Opinions

The War Against Our Houseless Neighbors Must End

Luís Millan, staff writer

Homelessness has been a growing problem within the United States, miraculously when we have higher rates of cities being gentrified and the price of living sky-rocketing after the pandemic. Instead of city officials acting like normal people — and maybe, I don’t know, subsidizing housing or providing funds to help people get housed — many believe that they should target and criminalize houseless people while funding genocidal campaigns. This is cruel and unusual punishment in every sense of the word. 

Many states are starting to implement this demonic campaign. Others, such as Texas, have already written this law into their constitution. The most recent addition to this onslaught of horrible laws is Kentucky. Their recently introduced HB 5 makes sleeping on public property illegal, which makes me question the point of public property. To make it even worse, these lawmakers had a meal with these people that they are now persecuting. These laws aren’t targeted towards any person for sleeping in public, it’s any person who looks homeless and happens to be sleeping in public. 
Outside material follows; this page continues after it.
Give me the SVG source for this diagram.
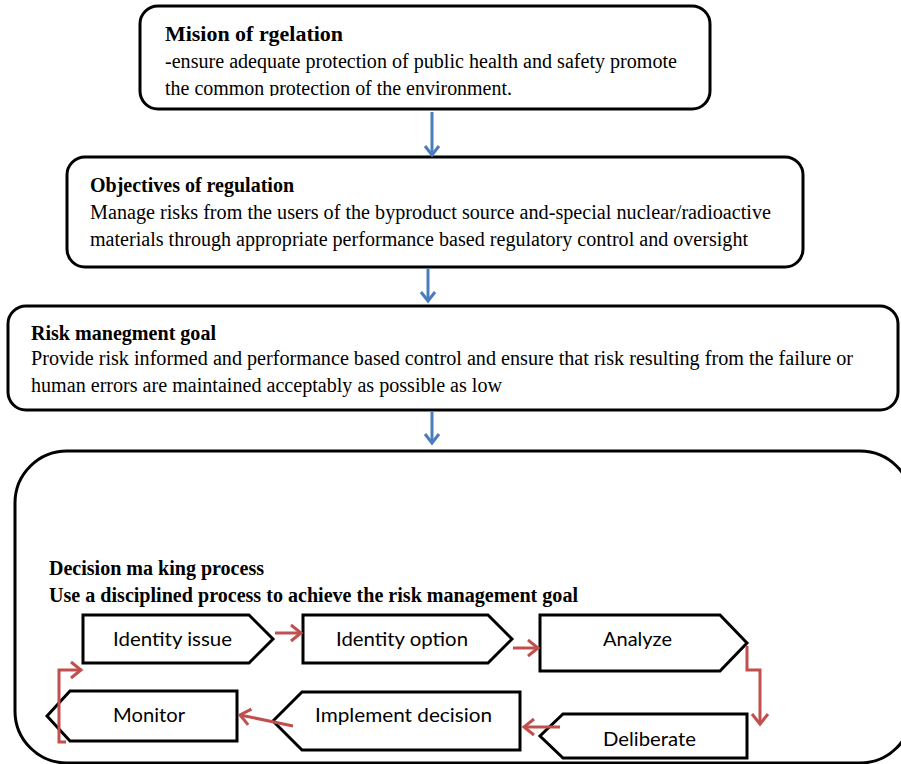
<svg xmlns="http://www.w3.org/2000/svg" width="901" height="764" viewBox="0 0 901 764">
<style>
.box{fill:#fff;stroke:#000;stroke-width:3}
.sh{fill:#fff;stroke:#000;stroke-width:3;stroke-linejoin:miter}
.t{font-family:"Liberation Serif","Times New Roman",serif;fill:#000;font-size:20px}
.b{font-weight:bold}
.s{font-family:Lato,"Noto Sans",sans-serif;font-size:19px;fill:#000}
.blue{fill:none;stroke:#4A7EBB;stroke-width:3;marker-end:url(#mb)}
.red{fill:none;stroke:#C0504D;stroke-width:3;marker-end:url(#mr)}
</style>
<defs>
<marker id="mb" markerUnits="userSpaceOnUse" viewBox="-12 -10 14 20" refX="0" refY="0" markerWidth="14" markerHeight="20" orient="auto" overflow="visible">
<path d="M-9,-7 L0,0 L-9,7" fill="none" stroke="#4A7EBB" stroke-width="3"/>
</marker>
<marker id="mr" markerUnits="userSpaceOnUse" viewBox="-12 -10 14 20" refX="0" refY="0" markerWidth="14" markerHeight="20" orient="auto" overflow="visible">
<path d="M-10,-8 L0,0 L-10,8" fill="none" stroke="#C0504D" stroke-width="3"/>
</marker>
<clipPath id="c1"><rect x="140" y="6" width="570" height="90"/></clipPath>
</defs>

<g id="mission">
<rect class="box" x="140" y="6" width="570" height="103" rx="18"/>
<text class="t b" x="165" y="41" textLength="178" lengthAdjust="spacingAndGlyphs">Mision of rgelation</text>
<text class="t" x="165" y="68" textLength="512" lengthAdjust="spacingAndGlyphs">-ensure adequate protection of public health and safety promote</text>
<text class="t" x="165" y="95" textLength="347" lengthAdjust="spacingAndGlyphs" clip-path="url(#c1)">the common protection of the environment.</text>
</g>

<g id="objectives">
<rect class="box" x="67" y="157" width="736" height="110" rx="18"/>
<text class="t b" x="90" y="192" textLength="204" lengthAdjust="spacingAndGlyphs">Objectives of regulation</text>
<text class="t" x="90" y="219" textLength="681" lengthAdjust="spacingAndGlyphs">Manage risks from the users of the byproduct source and-special nuclear/radioactive</text>
<text class="t" x="90" y="246" textLength="658" lengthAdjust="spacingAndGlyphs">materials through appropriate performance based regulatory control and oversight</text>
</g>

<g id="riskgoal">
<rect class="box" x="8" y="306" width="890" height="104" rx="18"/>
<text class="t b" x="31" y="340" textLength="185" lengthAdjust="spacingAndGlyphs">Risk manegment goal</text>
<text class="t" x="31" y="365" textLength="822" lengthAdjust="spacingAndGlyphs">Provide risk informed and performance based control and ensure that risk resulting from the failure or</text>
<text class="t" x="31" y="392" textLength="471" lengthAdjust="spacingAndGlyphs">human errors are maintained acceptably as possible as low</text>
</g>

<g id="decision">
<rect class="box" x="15" y="451" width="897" height="312" rx="52"/>
<text class="t b" x="49" y="575" textLength="215" lengthAdjust="spacingAndGlyphs">Decision ma king process</text>
<text class="t b" x="49" y="602" textLength="529" lengthAdjust="spacingAndGlyphs">Use a disciplined process to achieve the risk management goal</text>
</g>

<g id="identify-issue">
<path class="sh" d="M83,615 H249 L273,639 L249,663 H83 Z"/>
<text class="s" x="113" y="646" textLength="119" lengthAdjust="spacingAndGlyphs">Identity issue</text>
</g>
<g id="identify-option">
<path class="sh" d="M303,615 H488 L512,639 L488,663 H303 Z"/>
<text class="s" x="336" y="646" textLength="132" lengthAdjust="spacingAndGlyphs">Identity option</text>
</g>
<g id="analyze">
<path class="sh" d="M540,615 H720 L747,643 L720,671 H540 Z"/>
<text class="s" x="603" y="646" textLength="69" lengthAdjust="spacingAndGlyphs">Analyze</text>
</g>
<g id="deliberate">
<path class="sh" d="M563,714 H747 V758 H563 L540,736 Z"/>
<text class="s" x="603" y="746" textLength="93" lengthAdjust="spacingAndGlyphs">Deliberate</text>
</g>
<g id="implement">
<path class="sh" d="M302,692 H520 V750 H302 L273,721 Z"/>
<text class="s" x="315" y="722" textLength="177" lengthAdjust="spacingAndGlyphs">Implement decision</text>
</g>
<g id="monitor">
<path class="sh" d="M70,691 H237 V741 H70 L47,716 Z"/>
<text class="s" x="113" y="722" textLength="72" lengthAdjust="spacingAndGlyphs">Monitor</text>
</g>

<g id="connectors">
<path class="blue" d="M432,112 V155"/>
<path class="blue" d="M428,268 V301"/>
<path class="blue" d="M432,412 V443"/>
<path class="red" d="M275,633 H301"/>
<path class="red" d="M513,648 H538"/>
<path class="red" d="M747,646 V670 H760 V724"/>
<path class="red" d="M560,727 H524"/>
<path class="red" d="M293,726 L240,715"/>
<path class="red" d="M66,742 H59 V670 H81"/>
</g>
</svg>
Police can lock up people for being houseless in public, knowing they don’t have money to pay bail and then throw them in prison where they are forced to work for pennies.

Luis Millan

How else can you interpret this besides the US waging a war against the houseless? Kentucky already has “stand-your-ground” laws and not criminalizing people for being on public property lets people harm, fight and even kill homeless people on baseless claims. Police can lock up people for being houseless in public, knowing they don’t have money to pay bail and then throw them in prison where they are forced to work for pennies. Then after they are forever barred from voting, they have a criminal record and can never attain a job. This is intentional, this is murder. 

Homelessness is often believed to be the fault of the individual within the United States, the whole “pull yourself up by the bootstraps” narrative that we’ve been force-fed all our lives. This narrative is just completely false: many people — about 40-50% who live in encampments — are often employed, sometimes even having two to three jobs at a time according to Invisible People. The cost of living is so impossibly high, especially for disenfranchised people that they simply cannot afford to live in the city that many of them were born in. How ironic is it that you are forced out of the place where you once called home? 

Many more people are seeking a job, but not having stable housing makes an income impossible when there is no address for a check to be mailed to. Narratives about homeless criminals paired with the fact that a lot of our houseless neighbors are BIPOC all but completely stops them from being able to work. 

Shelters are always overwhelmed and underfunded. In New York, people are ticketed for providing meals. This bottleneck of resources kills. Encampment sweeps kill, they destroy communities and they traumatize people over and over again. Minnesota alone has no obligation to send social workers to encampment evictions and police have no obligation to share where shelters or other resources are. Where else can they go? What else can they do when everything has been made impossible to afford on purpose?  

Punishing those who fell upon unfortunate circumstances is the last thing our legislators, our governors and our mayors should be doing. You can’t claim to be for the people when you only care about those who can afford to fund your campaigns and feed your businesses every dollar you have. This is a war that will not end, not unless we stand with our houseless neighbors and demand to tear down these absolutely deplorable laws.